From I, Claudius, to Private Eyes: the Ancient World and Popular Fiction. 16-18th June 2014
From I, Claudius, to Private Eyes: the Ancient World and Popular Fiction.
16-18th June 2014
Bar-Ilan University, Israel
Professor Edith Hall, Kings' College, London
Dr. Nick Lowe, RHUL
Authors confirmed as participating:
Steven Saylor (Gordianus the Finder series)
Caroline Lawrence (the Roman Mysteries series)

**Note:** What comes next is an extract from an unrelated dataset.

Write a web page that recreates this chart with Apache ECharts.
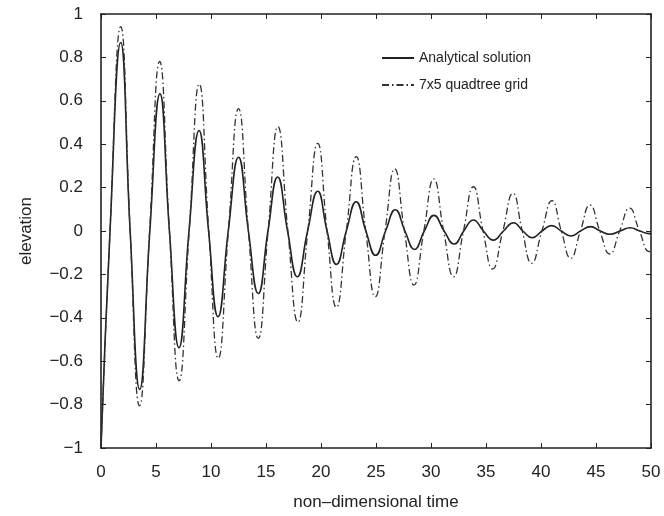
<!DOCTYPE html>
<html>
<head>
<meta charset="utf-8">
<script src="https://cdn.jsdelivr.net/npm/echarts@6/dist/echarts.min.js"></script>
<style>
html,body{margin:0;padding:0;background:#fff;}
#chart{width:664px;height:516px;}
</style>
</head>
<body>
<div id="chart"></div>
<script>
// Analytical solution: extrema and zero crossings
var anaT = [0, 0.82, 1.79, 2.65, 3.52, 4.44, 5.36, 6.22, 7.09, 8.0, 8.91, 9.78, 10.64, 11.57, 12.5, 13.4, 14.3, 15.18, 16.06, 16.96, 17.85, 18.78, 19.7, 20.55, 21.4, 22.3, 23.2, 24.08, 24.97, 25.87, 26.76, 27.63, 28.5, 29.39, 30.27, 31.19, 32.1, 32.98, 33.85, 34.76, 35.67, 36.59, 37.5, 38.35, 39.2, 40.09, 40.97, 41.84, 42.7, 43.6, 44.5, 45.39, 46.27, 47.19, 48.1, 48.98, 49.85, 50];
var anaV = [-1, 0, 0.869, 0, -0.730, 0, 0.632, 0, -0.538, 0, 0.463, 0, -0.395, 0, 0.340, 0, -0.288, 0, 0.249, 0, -0.211, 0, 0.183, 0, -0.154, 0, 0.135, 0, -0.112, 0, 0.098, 0, -0.085, 0, 0.072, 0, -0.060, 0, 0.051, 0, -0.042, 0, 0.038, 0, -0.031, 0, 0.025, 0, -0.023, 0, 0.020, 0, -0.015, 0, 0.015, 0, -0.012, -0.011];

// 7x5 quadtree grid
var quadT = [0, 0.82, 1.79, 2.65, 3.5, 4.42, 5.33, 6.22, 7.1, 8.02, 8.93, 9.8, 10.66, 11.58, 12.5, 13.4, 14.3, 15.19, 16.08, 16.99, 17.9, 18.8, 19.7, 20.55, 21.4, 22.3, 23.2, 24.07, 24.93, 25.82, 26.7, 27.58, 28.45, 29.35, 30.25, 31.15, 32.05, 32.95, 33.85, 34.73, 35.6, 36.53, 37.45, 38.3, 39.15, 40.08, 41.0, 41.85, 42.7, 43.58, 44.45, 45.35, 46.25, 47.15, 48.05, 48.95, 49.85, 50];
var quadV = [-1, 0, 0.942, 0, -0.806, 0, 0.781, 0, -0.690, 0, 0.677, 0, -0.587, 0, 0.564, 0, -0.495, 0, 0.481, 0, -0.420, 0, 0.404, 0, -0.352, 0, 0.343, 0, -0.303, 0, 0.286, 0, -0.249, 0, 0.240, 0, -0.211, 0, 0.204, 0, -0.175, 0, 0.174, 0, -0.149, 0, 0.140, 0, -0.126, 0, 0.120, 0, -0.106, 0, 0.105, 0, -0.095, -0.094];

var seriesNames = ['Analytical solution', '7x5 quadtree grid'];
var xLabel = 'non\u2013dimensional time';
var yLabel = 'elevation';

function pairs(t, v) { return t.map(function (x, i) { return [x, v[i]]; }); }
function fmt(v) {
  var r = Math.round(v * 10) / 10;
  if (r === 0) return '0';
  return (r < 0 ? '\u2212' : '') + String(Math.abs(r));
}

var FONT = 'Liberation Sans, Arial, sans-serif';
var INK = '#222';

var chart = echarts.init(document.getElementById('chart'), null, { renderer: 'canvas' });

function xAx(pos, show) {
  return {
    type: 'value', position: pos, min: 0, max: 50, interval: 5,
    name: show ? xLabel : '', nameLocation: 'middle', nameGap: 46,
    nameTextStyle: { fontFamily: FONT, fontSize: 17, color: INK },
    axisLine: { show: true, onZero: false, lineStyle: { color: INK, width: 1.6 } },
    axisTick: { show: true, inside: true, length: 5, lineStyle: { color: INK, width: 1 } },
    axisLabel: { show: show, margin: 16, fontFamily: FONT, fontSize: 17, color: INK },
    splitLine: { show: false }
  };
}
function yAx(pos, show) {
  return {
    type: 'value', position: pos, min: -1, max: 1, interval: 0.2,
    name: show ? yLabel : '', nameLocation: 'middle', nameGap: 66,
    nameTextStyle: { fontFamily: FONT, fontSize: 17, color: INK },
    axisLine: { show: true, onZero: false, lineStyle: { color: INK, width: 1.6 } },
    axisTick: { show: true, inside: true, length: 5, lineStyle: { color: INK, width: 1 } },
    axisLabel: { show: show, margin: 18, fontFamily: FONT, fontSize: 17, color: INK, formatter: fmt },
    splitLine: { show: false }
  };
}

chart.setOption({
  animation: false,
  backgroundColor: '#fff',
  grid: { left: 101, right: 13, top: 14, bottom: 68 },
  xAxis: [xAx('bottom', true), xAx('top', false)],
  yAxis: [yAx('left', true), yAx('right', false)],
  legend: {
    orient: 'vertical', left: 376, top: 46, itemWidth: 32, itemHeight: 10, itemGap: 13,
    itemStyle: { opacity: 0 },
    textStyle: { fontFamily: FONT, fontSize: 14, color: INK },
    data: seriesNames
  },
  series: [
    {
      name: seriesNames[0], type: 'line', xAxisIndex: 0, yAxisIndex: 0,
      data: pairs(anaT, anaV), smooth: 0.5, symbol: 'none',
      lineStyle: { color: INK, width: 1.6, type: 'solid' },
      itemStyle: { color: INK }
    },
    {
      name: seriesNames[1], type: 'line', xAxisIndex: 0, yAxisIndex: 0,
      data: pairs(quadT, quadV), smooth: 0.5, symbol: 'none',
      lineStyle: { color: '#333', width: 1.3, type: [7, 3, 1.5, 3] },
      itemStyle: { color: '#333' }
    }
  ]
});
</script>
</body>
</html>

Over the last few years work, has begun on the subject of classics and children's fiction, with conferences being held in Lampeter (Hodkinson and Lovatt, 2009) and Warsaw (2012), and three publications presently forthcoming on this subject. Yet there has been surprisingly little sustained consideration of adult fiction and the ancient world, or indeed of children's literature within the wider context of popular fiction, despite the fact that this is a vast and rich field. The forthcoming conference, therefore, by way of setting about rectifying this situation, will be the first serious consideration of the full range of receptions of classics in popular fiction. It will bring together scholars from a range of disciplines (classics, English and other modern languages, comparative literature etc.) with popular modern authors, in order to acquire a range of perspectives on the subject.
Abstracts (up to 300 words) are invited for papers (20 minutes in length) on any aspect of the reception of the ancient world in popular fiction. Papers may focus on broader issues and overviews of the subject in general or more specific reading and interpretations of individual texts or collections.
Possibilities of subjects include, but are not limited to the following questions and issues:
What role does popular fiction play in contributing to general impressions of the ancient world? What (other) roles should it play?
What makes ancient Greece and Rome attractive as a setting for popular fiction? What are the difficulties inherent in utilising the ancient world?
What differences are there between Greece and Rome in popular fiction?
What role do ancient Greece and Rome play in popular fiction in different societies and countries in the modern world?
Changing trends in historical fiction concerning the ancient world.
The overlap between historical fiction set in the classical world and other genres: detective novels, mystery novels, romance etc.
Classical mythology and popular fiction.
How does popular fiction interact with other media (film, television, computer games, the internet etc.)?
How does juvenile fiction about the ancient world differ from, or overlap with, adult fiction in the same field?